◆ INSTRUCTIONS TO FOLLOW:
Only the lines from the start of the data through the line with "-1, -2, -1, -2, -1.5, -2.5]" belong in the copy. Restate them word for word, minus the pictures.

◆ STORED DATA:
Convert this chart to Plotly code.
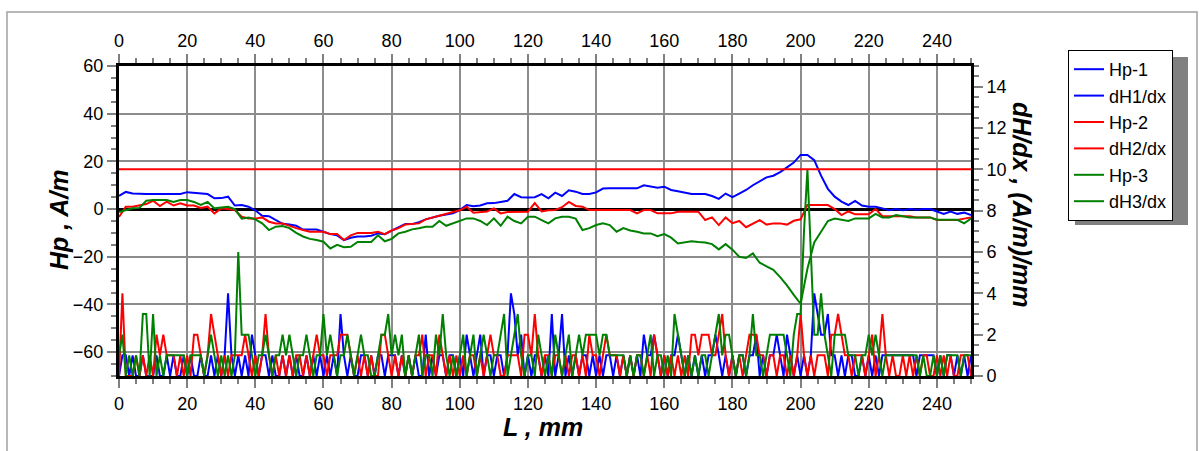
import plotly.graph_objects as go

# ---------------- data ----------------
x_hp = list(range(0, 251, 2))
x_dh = list(range(0, 251, 1))

hp1 = [5.5, 7.2, 6.5, 6.3, 6.3, 6.3, 6.3, 6.3, 6.3, 6.3,
       7.1, 6.8, 6.3, 6.3, 4.5, 4.6, 5.2, 1.5, 1.7, 1.0,
       -0.5, -2.8, -3, -4.5, -6.2, -6.5, -7, -8.6, -8.6, -8.6,
       -9.5, -10.5, -11, -13, -12, -11.5, -11.5, -11.2, -10.2, -10.5,
       -9, -7.5, -6.3, -6.3, -5.5, -4.3, -3.5, -2.8, -2.3, -1.8,
       -0.4, 1.7, 1.2, 1.5, 2.4, 2.5, 3, 3.5, 6.3, 5,
       4.9, 5, 6.3, 4.5, 6.9, 5.5, 7.9, 7.3, 6.3, 6.3,
       7, 8.6, 8.7, 8.7, 8.7, 8.7, 8.7, 10, 9.5, 9,
       9.4, 8, 7.5, 7, 6.3, 6.3, 6.3, 5.5, 4.3, 6.5,
       5, 6.5, 8, 10, 11.5, 13.3, 14, 15.5, 17.5, 19.5,
       22.7, 22.7, 20.5, 14, 8.5, 5.2, 3.1, 1.7, 3.4, 1.5,
       1, 1, 0.3, -0.5, 0, -0.5, 0, -0.3, 0, 0,
       -1, -2, -1, -2, -1.5, -2.5]

hp2 = [-3.3, 1, 1, 1.5, 2.1, 3.5, 1.3, 3.1, 1.5, 2.4,
       1.5, 1.5, 0.5, 1, -1.8, 0.3, 0, -0.4, -3.2, -3.9,
       -4, -3.5, -5.3, -6, -6, -7.1, -8, -8.8, -9.5, -9.5,
       -9.5, -10.5, -10.5, -13, -11, -10, -10, -10, -9.5, -10.5,
       -9, -8, -6.5, -6.3, -6, -4.3, -3.5, -2.5, -2, -1.2,
       -0.5, 1, -1.5, -1.2, -1, 0.3, -1.8, -1.2, -1.1, -1.1,
       -1.1, 2.5, -1, -0.5, -0.4, 0.8, 3, 1.3, 1, -0.4,
       -0.4, -0.4, -0.4, -0.4, -0.4, -0.4, -1.8, -0.4, -0.4, -1.8,
       -1.8, -1.8, -1.1, -1.1, -1.1, -1.1, -4.6, -3.5, -6.7, -3.5,
       -5.9, -5, -7.6, -6, -4.6, -6.5, -6, -6, -6.5, -4.9,
       -4.3, 1.7, 1.7, 1.7, 1.7, 0, -2.5, -1, -2.2, -2.2,
       -2.2, 0, -3, -3, -3, -3.2, -3, -3.5, -3.5, -3.5,
       -4.6, -4.6, -4.6, -4.6, -4, -3.5]

hp3 = [-1.2, -0.5, 0.3, 0.5, 3.5, 3.8, 3.8, 3.8, 3, 3.8,
       3.8, 3, 1.7, 3, 0.3, 0.8, 1, 0, -4, -3.5,
       -4.3, -6, -8.8, -7.4, -7.1, -8, -10, -11.5, -12.5, -13,
       -13.7, -16.5, -15, -16, -15.8, -13.8, -13.8, -13.8, -11, -13.5,
       -12.5, -10.2, -9.5, -8.5, -8, -7.4, -7.4, -5, -7, -6,
       -5, -3.9, -3.9, -5, -6.7, -3.9, -7, -3.2, -5, -6,
       -3.2, -3.2, -4.6, -6, -3.9, -3.2, -3.2, -4, -8.8, -8,
       -6.7, -6, -6.7, -9.5, -8, -9, -9.5, -10.2, -10.2, -11.4,
       -10.5, -12, -14.4, -13.8, -13.5, -13.8, -14, -14.7, -16.9, -14.7,
       -17, -20, -20.5, -18.6, -22.5, -24, -25.5, -28.5, -32, -36,
       -39.7, -25, -14, -9.5, -5, -4, -4.5, -5, -3.9, -3.9,
       -3.9, -2, -3.5, -3.5, -2.5, -3, -3.5, -3.5, -3.5, -3.5,
       -4.5, -4.5, -4.5, -4.5, -6, -4]

dh1 = [0, 1, 1, 0, 1, 0, 0, 1, 0, 0,
       0, 1, 0, 0, 1, 0, 1, 0, 0, 1,
       0, 1, 0, 0, 1, 0, 0, 1, 0, 1,
       0, 1, 4, 1, 0, 1, 0, 1, 0, 2,
       1, 0, 1, 1, 0, 1, 0, 0, 1, 0,
       1, 0, 1, 0, 0, 1, 0, 1, 0, 1,
       0, 1, 0, 1, 0, 3, 1, 0, 1, 0,
       0, 1, 1, 0, 1, 0, 1, 1, 0, 1,
       1, 1, 0, 1, 0, 1, 0, 1, 0, 0,
       2, 0, 1, 0, 1, 1, 0, 1, 1, 0,
       1, 0, 2, 1, 0, 1, 2, 0, 1, 1,
       0, 1, 1, 0, 1, 4, 3, 1, 2, 0,
       1, 0, 1, 1, 0, 1, 0, 3, 0, 1,
       3, 0, 1, 0, 1, 0, 1, 1, 0, 1,
       0, 1, 0, 1, 1, 0, 1, 0, 1, 0,
       1, 0, 1, 0, 2, 1, 1, 2, 1, 0,
       1, 0, 1, 1, 2, 1, 0, 1, 0, 1,
       0, 1, 0, 1, 1, 2, 1, 0, 1, 0,
       1, 0, 1, 1, 0, 1, 1, 2, 0, 1,
       0, 1, 1, 2, 1, 0, 2, 1, 0, 1,
       0, 1, 0, 1, 4, 3, 2, 2, 3, 1,
       1, 0, 1, 0, 1, 1, 0, 0, 1, 0,
       1, 0, 1, 0, 1, 1, 1, 1, 1, 1,
       1, 1, 1, 1, 0, 1, 1, 1, 1, 1,
       0, 1, 0, 1, 1, 0, 1, 0, 1, 0,
       1]

dh2 = [0, 4, 0, 0, 0, 1, 0, 1, 0, 1,
       0, 2, 1, 2, 1, 1, 1, 0, 1, 0,
       1, 0, 2, 2, 1, 0, 1, 3, 2, 1,
       0, 1, 0, 1, 1, 1, 1, 2, 1, 0,
       1, 0, 1, 3, 1, 0, 1, 0, 1, 0,
       1, 0, 1, 1, 0, 1, 0, 1, 2, 1,
       1, 0, 1, 1, 1, 2, 2, 2, 1, 0,
       1, 0, 1, 0, 1, 0, 0, 2, 2, 1,
       0, 1, 0, 1, 0, 1, 0, 1, 1, 2,
       0, 1, 1, 0, 2, 1, 0, 1, 0, 1,
       0, 1, 0, 1, 1, 0, 1, 0, 1, 2,
       1, 1, 0, 0, 1, 1, 1, 1, 0, 2,
       2, 1, 3, 1, 0, 1, 1, 0, 1, 1,
       0, 1, 0, 1, 1, 0, 1, 0, 2, 1,
       1, 0, 1, 2, 1, 1, 1, 0, 1, 0,
       1, 0, 1, 1, 0, 1, 0, 2, 1, 0,
       1, 0, 1, 0, 1, 0, 1, 0, 2, 2,
       1, 2, 2, 2, 1, 1, 2, 3, 1, 0,
       1, 0, 1, 0, 1, 2, 2, 2, 1, 1,
       0, 1, 1, 0, 1, 1, 0, 1, 0, 1,
       3, 1, 0, 1, 0, 1, 1, 1, 0, 2,
       2, 3, 2, 1, 1, 0, 1, 1, 1, 0,
       1, 2, 0, 1, 3, 1, 0, 1, 0, 0,
       1, 0, 1, 0, 1, 0, 1, 1, 0, 0,
       1, 0, 1, 0, 1, 0, 0, 1, 1, 1,
       0]

dh3 = [1, 2, 0, 1, 0, 1, 0, 3, 3, 0,
       3, 0, 1, 0, 1, 1, 1, 1, 1, 1,
       0, 1, 1, 1, 1, 0, 1, 2, 1, 0,
       1, 0, 1, 0, 1, 6, 2, 2, 2, 1,
       0, 1, 1, 2, 1, 0, 1, 1, 2, 1,
       2, 1, 0, 1, 1, 2, 1, 0, 1, 1,
       3, 1, 2, 1, 0, 1, 1, 2, 1, 0,
       1, 2, 1, 1, 0, 0, 1, 2, 2, 3,
       1, 2, 1, 2, 0, 1, 0, 1, 2, 0,
       1, 1, 0, 2, 1, 3, 1, 0, 1, 0,
       1, 2, 0, 1, 2, 0, 1, 2, 1, 0,
       1, 1, 2, 3, 0, 1, 2, 3, 1, 0,
       1, 1, 0, 2, 1, 0, 1, 0, 2, 1,
       0, 1, 2, 0, 1, 2, 1, 2, 2, 2,
       2, 1, 2, 2, 1, 1, 1, 1, 1, 0,
       1, 0, 1, 1, 0, 1, 2, 0, 1, 1,
       0, 1, 0, 3, 2, 1, 0, 1, 0, 1,
       0, 1, 1, 0, 1, 2, 3, 1, 2, 2,
       1, 0, 1, 1, 0, 1, 3, 1, 1, 0,
       1, 2, 2, 2, 2, 2, 1, 0, 2, 3,
       3, 7, 10, 6, 2, 2, 4, 2, 1, 0,
       2, 2, 2, 2, 1, 1, 1, 0, 1, 1,
       2, 1, 2, 1, 0, 1, 1, 1, 1, 1,
       1, 1, 1, 1, 1, 0, 1, 0, 0, 1,
       0, 1, 0, 1, 1, 1, 1, 0, 1, 1,
       1]

threshold = 10
x_range = [0, 250]
y_left_range = [-70, 60]
y_right_range = [0, 15]

# ---------------- layout geometry ----------------
W, H = 1204, 451
ML, MR, MT, MB = 119, 233, 66, 75
PW, PH = W - ML - MR, H - MT - MB


def px_x(px):
    return (px - ML) / PW


def px_y(py):
    return (H - MB - py) / PH


BLUE, RED, GREEN = "#0000FF", "#FF0000", "#008000"
FONT = "Liberation Sans, Arial, sans-serif"

fig = go.Figure()
series = [
    ("Hp-1", x_hp, hp1, BLUE, "y"),
    ("dH1/dx", x_dh, dh1, BLUE, "y2"),
    ("Hp-2", x_hp, hp2, RED, "y"),
    ("dH2/dx", x_dh, dh2, RED, "y2"),
    ("Hp-3", x_hp, hp3, GREEN, "y"),
    ("dH3/dx", x_dh, dh3, GREEN, "y2"),
]
for name, xs, ys, col, ax in series:
    fig.add_trace(go.Scatter(x=xs, y=ys, name=name, mode="lines",
                             line=dict(color=col, width=2), yaxis=ax,
                             legendgroup=name))

# carrier trace so that the top (mirrored) x axis is drawn
fig.add_trace(go.Scatter(x=x_range, y=[None, None], xaxis="x2", yaxis="y",
                         mode="lines", showlegend=False, hoverinfo="skip"))

tickfont = dict(family=FONT, size=18, color="black")
common_x = dict(range=x_range, tick0=0, dtick=20, ticks="outside", ticklen=9,
                tickwidth=2, tickcolor="#808080", showline=True, linecolor="black",
                linewidth=3, zeroline=False, tickfont=tickfont,
                minor=dict(dtick=5, ticklen=5, tickwidth=1.5, tickcolor="#808080",
                           ticks="outside", showgrid=False))

fig.update_layout(
    width=W, height=H,
    margin=dict(l=ML, r=MR, t=MT, b=MB, pad=0),
    paper_bgcolor="white", plot_bgcolor="white",
    showlegend=True,
    xaxis=dict(**common_x, showgrid=True, gridcolor="#8c8c8c", gridwidth=2),
    xaxis2=dict(**common_x, overlaying="x", side="top", anchor="y", matches="x",
                showgrid=False),
    yaxis=dict(range=y_left_range, tick0=0, dtick=20, ticks="outside", ticklen=9,
               tickwidth=2, tickcolor="#808080", showline=True, linecolor="black",
               linewidth=3, showgrid=True, gridcolor="#8c8c8c", gridwidth=2,
               zeroline=True, zerolinecolor="black", zerolinewidth=3,
               tickfont=tickfont,
               minor=dict(dtick=5, ticklen=5, tickwidth=1.5, tickcolor="#808080",
                          ticks="outside", showgrid=False)),
    yaxis2=dict(range=y_right_range, tick0=0, dtick=2, overlaying="y", side="right",
                anchor="x", ticks="outside", ticklen=9, tickwidth=2,
                tickcolor="#808080", showline=True, linecolor="black", linewidth=3,
                showgrid=False, zeroline=False, tickfont=tickfont,
                minor=dict(dtick=0.5, ticklen=5, tickwidth=1.5, tickcolor="#808080",
                           ticks="outside", showgrid=False)),
    legend=dict(x=px_x(1068), y=px_y(50), xanchor="left", yanchor="top",
                bgcolor="white", bordercolor="black", borderwidth=1,
                font=dict(family=FONT, size=18, color="black"),
                tracegroupgap=2, traceorder="normal", itemwidth=30),
    hovermode=False,
)

# threshold line on the right axis
fig.add_shape(type="line", xref="x", yref="y2", x0=x_range[0], x1=x_range[1],
              y0=threshold, y1=threshold, line=dict(color=RED, width=2))

# outer frame
fig.add_shape(type="rect", xref="paper", yref="paper",
              x0=px_x(7), x1=px_x(1197), y0=px_y(470), y1=px_y(12),
              line=dict(color="#a0a0a0", width=1.5), fillcolor="rgba(0,0,0,0)",
              layer="below")
# legend shadow
fig.add_shape(type="rect", xref="paper", yref="paper",
              x0=px_x(1075), x1=px_x(1188), y0=px_y(225), y1=px_y(57),
              line=dict(width=0), fillcolor="#808080", layer="above")

title_font = dict(family=FONT, size=25, color="black")
fig.add_annotation(text="<b><i>Hp , A/m</i></b>", xref="paper", yref="paper",
                   x=px_x(59), y=px_y(220), textangle=-90, showarrow=False,
                   font=title_font, xanchor="center", yanchor="middle")
fig.add_annotation(text="<b><i>L , mm</i></b>", xref="paper", yref="paper",
                   x=px_x(543), y=px_y(427), showarrow=False,
                   font=title_font, xanchor="center", yanchor="middle")
fig.add_annotation(text="<b><i>dH/dx , (A/m)/mm</i></b>", xref="paper", yref="paper",
                   x=px_x(1022), y=px_y(205), textangle=90, showarrow=False,
                   font=title_font, xanchor="center", yanchor="middle")

fig.write_html("out.html", post_script="document.body.style.margin='0';",
               config={"displayModeBar": False})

◆ EXERCISE ANSWER:
Convert this chart to Plotly code.
import plotly.graph_objects as go

# ---------------- data ----------------
x_hp = list(range(0, 251, 2))
x_dh = list(range(0, 251, 1))

hp1 = [5.5, 7.2, 6.5, 6.3, 6.3, 6.3, 6.3, 6.3, 6.3, 6.3,
       7.1, 6.8, 6.3, 6.3, 4.5, 4.6, 5.2, 1.5, 1.7, 1.0,
       -0.5, -2.8, -3, -4.5, -6.2, -6.5, -7, -8.6, -8.6, -8.6,
       -9.5, -10.5, -11, -13, -12, -11.5, -11.5, -11.2, -10.2, -10.5,
       -9, -7.5, -6.3, -6.3, -5.5, -4.3, -3.5, -2.8, -2.3, -1.8,
       -0.4, 1.7, 1.2, 1.5, 2.4, 2.5, 3, 3.5, 6.3, 5,
       4.9, 5, 6.3, 4.5, 6.9, 5.5, 7.9, 7.3, 6.3, 6.3,
       7, 8.6, 8.7, 8.7, 8.7, 8.7, 8.7, 10, 9.5, 9,
       9.4, 8, 7.5, 7, 6.3, 6.3, 6.3, 5.5, 4.3, 6.5,
       5, 6.5, 8, 10, 11.5, 13.3, 14, 15.5, 17.5, 19.5,
       22.7, 22.7, 20.5, 14, 8.5, 5.2, 3.1, 1.7, 3.4, 1.5,
       1, 1, 0.3, -0.5, 0, -0.5, 0, -0.3, 0, 0,
       -1, -2, -1, -2, -1.5, -2.5]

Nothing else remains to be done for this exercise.